Das Ziel: Abschaffung der Visapflicht für russische Bürger

EU-BÜROKRATIE Warum 2009 allein das finnische Generalkonsulat von St. Petersburg 550.000 Schengen-Visa ausgestellt hat

Heute ist das finnische Generalkonsulat in St. Petersburg die größte Vertretung Finnlands im Ausland

ST. PETERSBURG taz | Auch wenn Russland sich noch etwas zögerlich auf eine Visafreiheit mit seinen europäischen Nachbarn zubewegt, ist das Ziel deutlich: die Abschaffung der Visapflicht für russische Bürger, die in die EU reisen wollen. Beleg dafür sind die vielen gemeinsamen Schritte von EU und Russland in dieser Richtung.

Erste Anzeichen einer Lockerung der Visapflicht waren bereits 2006 erkennbar. Kulturschaffenden, Journalisten und weiteren Personengruppen wurde in einer zwischen EU und Russland getroffenen Vereinbarung die Einreise in die Schengen-Staaten erleichtert. Nun musste man für die Erteilung des Visums nur noch nachweisen, dass man zu dem genannten Personenkreis gehörte und eine Gebühr von 35 Euro bezahlen.
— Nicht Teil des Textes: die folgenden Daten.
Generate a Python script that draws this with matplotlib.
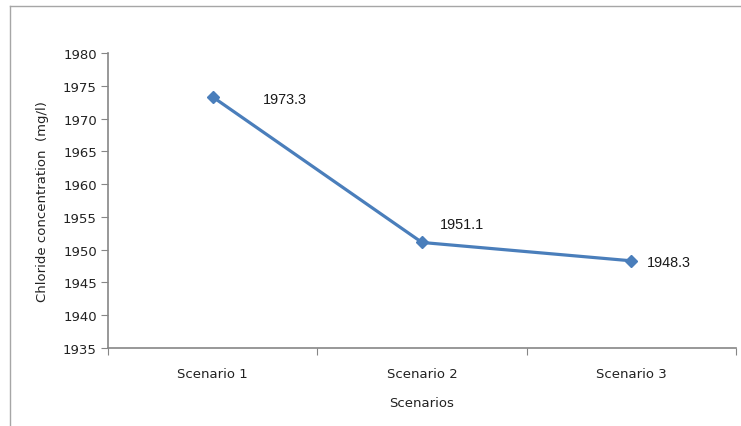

Doch alle anderen, und das sind mehr als hundert Millionen Menschen, müssen nach wie vor in den Konsulaten zahlreiche bürokratische Hürden überwinden, einen Fragebogen ausfüllen, eine Krankenversicherung abschließen, eine Einladung aus dem gastgebenden Land vorlegen und die Buchungsbestätigung eines Hotels vorweisen, bevor sie dann endlich Paris, Berlin, Rom oder eine andere europäische Stadt erblicken können. Noch in allerjüngster Zeit verlangten einige diplomatische Vertretungen eine Einkommensbescheinigung oder ein Bankdokument für die Visaerteilung.

Wesentlich einfacher sind die Bedingungen für die Ausstellung eines Schengen-Visums für die Bewohner grenznaher Gebiete. Ein großer Teil der Bevölkerung von Städten im russischen Nordwesten wie St. Petersburg, Pskow, Murmansk, Kaliningrad hat ein für sechs oder zwölf Monate befristetes Mehrfachvisum. Allein in St. Petersburg, das sich in unmittelbarer Nachbarschaft zu Estland und Finnland befindet, werden jährlich hunderttausende von Mehrfachvisen für die Schengen-Staaten ausgestellt, 2009 hatte allein das finnische Generalkonsulat von St. Petersburg 550.000 Schengen-Visa ausgestellt. Doch wer im finnischen Generalkonsulat sein Schengen-Visum beantragt, tut dies in den seltensten Fällen, um anschließend nur nach Finnland zu fahren. Dabei sind Finnland und die anderen Schengen-Staaten natürlich daran interessiert, dass die Besucher ihr Geld in dem ausstellenden Staat ausgeben. Da dies aber häufig nicht so ist, haben sich einige diplomatische Vertretungen Maßnahmen einfallen lassen. Wer sich sein Visum beispielsweise von Finnland oder einem anderen Konsulat hat ausstellen lassen, mit diesem dann jedoch andere europäische Staaten besucht, muss damit rechnen, dass er vom Konsulat des ausstellenden Landes mündlich oder schriftlich über diese Verletzung der Visabestimmungen in Kenntnis gesetzt wird. In besonders schweren Fällen wird da auch schon mal ein befristetes Einreiseverbot für die Schengen-Staaten, eine „Quarantäne“, wie die Diplomaten zu sagen pflegen, verhängt.

Bedingt durch seine liberale Visaausstellung in den grenznahen Regionen musste Finnland vor ein paar Jahren sein Personal im finnischen Generalkonsulat in St. Petersburg deutlich aufstocken. Heute ist das finnische Generalkonsulat in St. Petersburg mit über 140 Mitarbeitern die größte diplomatische Vertretung Finnlands im Ausland. Und so ist es auch kein Zufall, dass die meisten russischen Besucher der Schengen-Staaten in diese mit einem finnischen Visum einreisen. Um in dessen Besitz zu kommen, braucht man eigentlich nur Geduld, um fünf Stunden in der langen Warteschlange vor dem Generalkonsulat in St. Petersburg auszuharren.